C’est pour ces raisons que de nombreuses banques centrales étudient l’opportunité d’émettre de la monnaie numérique de banque centrale (MNBC).

« Les deux projets d’une MNBC interbancaire et d’une MNBC de détail sont deux faces de la même " montagne ", qui est l’ambition d’offrir une forme numérique de monnaie de banque centrale afin de combiner l’innovation et la confiance dans le système de paiement. »
François Villeroy de Galhau
,
gouverneur de la Banque de France, juillet 2022

Deux réponses pour accompagner l’innovation

Innover pour préserver la place de la monnaie centrale à l’ère numérique

Pour préserver la place de la monnaie centrale, l’Eurosystème envisage d’introduire de nouvelles formes de monnaie centrale qui pourraient compléter les autres formes de monnaie existantes sans les remplacer :

  • une MNBC « de détail » (l’euro numérique) serait l’équivalent numérique du billet : elle permettrait au grand public d’envoyer et de recevoir des paiements partout en zone euro, à proximité ou à distance, en monnaie centrale, comme avec le billet avec lequel elle partagerait une autre caractéristique forte, à savoir un haut degré de confidentialité pour les transactions. En plus de contribuer au « rôle d’ancrage » de la monnaie centrale, une MNBC de détail pourrait aussi renforcer l’autonomie stratégique et l’efficacité économique du continent européen, en facilitant l’émergence de moyens de paiement paneuropéens innovants créés par des acteurs privés ;
  • l’Eurosystème va par ailleurs conduire des travaux exploratoires pour étudier la manière de régler en monnaie de banque centrale des actifs tokenisés, en utilisant différentes technologies. Une MNBC interbancaire permettrait aux acteurs financiers de régler (directement ou indirectement) des actifs tokenisés en monnaie centrale. Elle pourrait aussi contribuer à améliorer l’efficacité des transactions transfrontières.

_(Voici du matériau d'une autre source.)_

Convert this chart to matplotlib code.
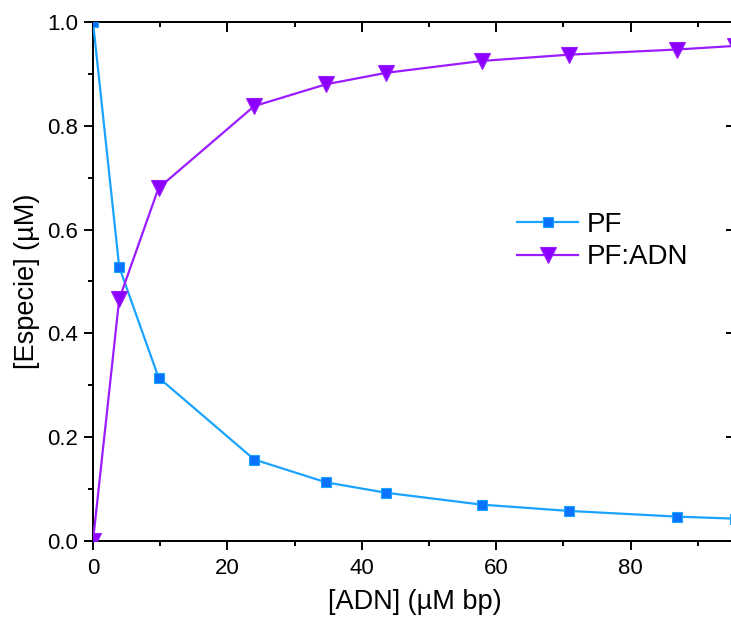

Définir un cadre de confiance

La Banque de France veille au bon fonctionnement des infrastructures de marché et des moyens de paiement et participe à ce titre aux travaux menés par le législateur européen.

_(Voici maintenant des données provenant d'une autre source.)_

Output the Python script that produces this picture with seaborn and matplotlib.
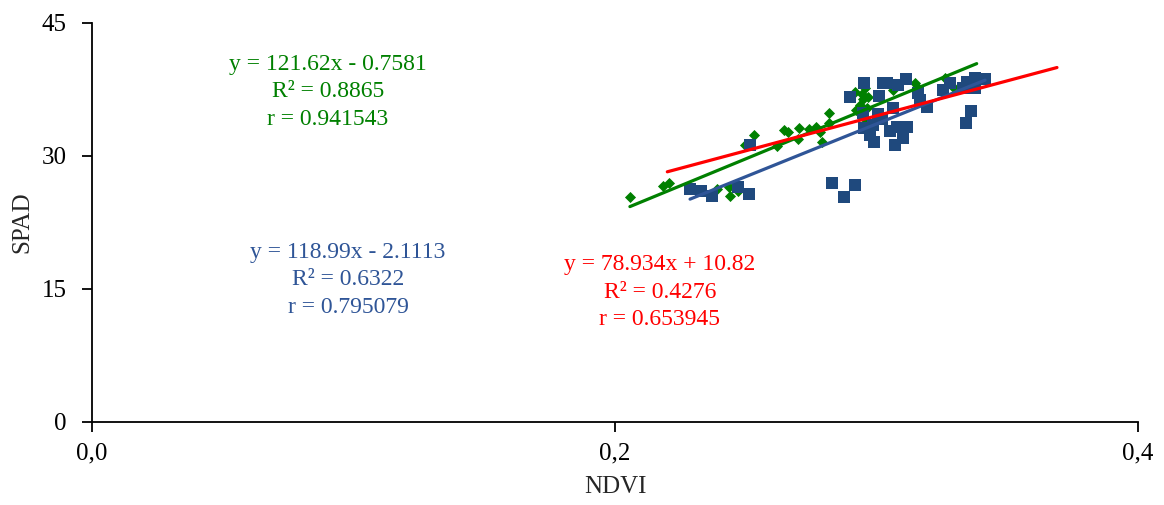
import matplotlib
matplotlib.use("Agg")
import matplotlib.pyplot as plt
import numpy as np
import pandas as pd
import seaborn as sns

# blue squares (series 1)
blue_ndvi = [0.2287, 0.2328, 0.2370, 0.2472, 0.2514, 0.2516, 0.2831, 0.2918, 0.2877,
             0.2952, 0.3024, 0.3040, 0.3082, 0.3113, 0.2899, 0.3010, 0.3158, 0.3166,
             0.3192, 0.3063, 0.3006, 0.2948, 0.3020, 0.2952, 0.2987, 0.3052, 0.3077,
             0.3117, 0.2975, 0.2990, 0.3101, 0.3071, 0.3254, 0.3281, 0.3331, 0.3345,
             0.3377, 0.3377, 0.3415, 0.3360, 0.3342]
blue_spad = [26.21, 26.02, 25.44, 26.50, 25.65, 31.21, 26.89, 26.66, 25.31,
             38.16, 38.23, 38.23, 37.97, 38.65, 36.58, 36.73, 37.04, 36.28,
             35.52, 35.41, 34.70, 34.81, 34.10, 33.12, 33.46, 32.82, 33.27,
             33.20, 32.34, 31.54, 32.00, 31.21, 37.41, 38.23, 37.63, 38.34,
             38.76, 37.63, 38.61, 35.07, 33.65]

# green diamonds (series 2)
green_ndvi = [0.2057, 0.2182, 0.2208, 0.2391, 0.2436, 0.2440, 0.2469, 0.2532, 0.2497,
              0.2618, 0.2647, 0.2663, 0.2704, 0.2699, 0.2742, 0.2769, 0.2784, 0.2793,
              0.2817, 0.2820, 0.2918, 0.2956, 0.2922, 0.2937, 0.2950, 0.2969, 0.2963,
              0.3064, 0.3147, 0.3154, 0.3262, 0.3294, 0.3383, 0.2960, 0.2945]
green_spad = [25.38, 26.62, 26.92, 26.21, 26.50, 25.45, 26.02, 32.33, 31.21,
              31.09, 32.90, 32.64, 33.09, 31.88, 33.01, 33.20, 32.71, 31.58,
              33.65, 34.78, 37.22, 37.60, 35.15, 35.72, 36.36, 36.65, 35.35,
              37.41, 38.16, 37.78, 38.73, 37.78, 38.16, 34.03, 36.92]

# trend line coefficients (slope, intercept) as printed on the chart
blue_fit = (118.99, -2.1113)
green_fit = (121.62, -0.7581)
red_fit = (78.934, 10.82)
red_range = [0.22, 0.369]

blue_text = ["y = 118.99x - 2.1113", "R² = 0.6322", "r = 0.795079"]
green_text = ["y = 121.62x - 0.7581", "R² = 0.8865", "r = 0.941543"]
red_text = ["y = 78.934x + 10.82", "R² = 0.4276", "r = 0.653945"]

x_ticks = [0.0, 0.2, 0.4]
x_tick_labels = ["0,0", "0,2", "0,4"]
y_ticks = [0, 15, 30, 45]

BLUE = "#1F497D"
BLUE_LINE = "#2F5597"
GREEN = "#008000"
RED = "#FF0000"

sns.set_style("white")
plt.rcParams["font.family"] = ["Liberation Serif", "DejaVu Serif"]

fig = plt.figure(figsize=(11.64, 5.05), dpi=100)
ax = fig.add_axes([0.079, 0.165, 0.8987, 0.79])

sns.scatterplot(x=green_ndvi, y=green_spad, marker="D", s=32, color=GREEN,
                edgecolor=GREEN, linewidth=0, ax=ax, zorder=2)
sns.scatterplot(x=blue_ndvi, y=blue_spad, marker="s", s=82, color=BLUE,
                edgecolor=BLUE, linewidth=0, ax=ax, zorder=3)


def fit_line(fit, lo, hi):
    xs = np.array([lo, hi])
    return pd.DataFrame({"x": xs, "y": fit[0] * xs + fit[1]})


blue_line = fit_line(blue_fit, min(blue_ndvi), max(blue_ndvi))
green_line = fit_line(green_fit, min(green_ndvi), max(green_ndvi))
red_line = fit_line(red_fit, red_range[0], red_range[1])
sns.lineplot(data=blue_line, x="x", y="y", color=BLUE_LINE, linewidth=2.3, ax=ax, zorder=4)
sns.lineplot(data=green_line, x="x", y="y", color=GREEN, linewidth=2.3, ax=ax, zorder=5)
sns.lineplot(data=red_line, x="x", y="y", color=RED, linewidth=2.3, ax=ax, zorder=6)

# equation labels, anchored on the middle line
for lines, color, (tx, ty) in [(green_text, GREEN, (0.0902, 37.2)),
                               (blue_text, BLUE_LINE, (0.0979, 16.0)),
                               (red_text, RED, (0.2172, 14.6))]:
    ax.text(tx, ty, "\n".join(lines), color=color, fontsize=17, ha="center",
            va="center", linespacing=1.4)

ax.set_xlim(0, 0.4)
ax.set_ylim(0, 45)
ax.set_xticks(x_ticks)
ax.set_xticklabels(x_tick_labels)
ax.set_yticks(y_ticks)
ax.tick_params(axis="both", direction="out", length=7, width=1.3, labelsize=18,
               colors="black", bottom=True, left=True)
ax.tick_params(axis="y", pad=11)
ax.tick_params(axis="x", pad=8)
for side in ["top", "right"]:
    ax.spines[side].set_visible(False)
for side in ["left", "bottom"]:
    ax.spines[side].set_color("black")
    ax.spines[side].set_linewidth(1.3)
ax.set_xlabel("NDVI", fontsize=18, labelpad=8)
ax.set_ylabel("SPAD", fontsize=18, labelpad=6)

fig.savefig("out.png", dpi=100)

Les banques centrales, conjointement avec le régulateur, doivent s’assurer que le cadre juridique traite de manière équitable les activités exercées par le marché et réponde de manière proportionnée aux risques (selon le principe de « même activité, même risque, même règlementation »). Une telle approche contribue à assurer une concurrence équitable entre les acteurs et aide à prévenir tout risque d’arbitrage règlementaire, y compris entre juridictions.

Le législateur européen s’est inscrit dans cette démarche. Il a ainsi élaboré et adopté un ensemble de mesures sur la finance numérique (appelé « paquet finance numérique »), y compris un règlement relatif aux marchés de cryptoactifs (Markets in Crypto Assets – MiCA).

Image Schéma STIM
Deux axes majeurs pour les banques centrales : préserver la souveraineté monétaire et la stabilité financière, et promouvoir l'innovation dans un contexte de confiance.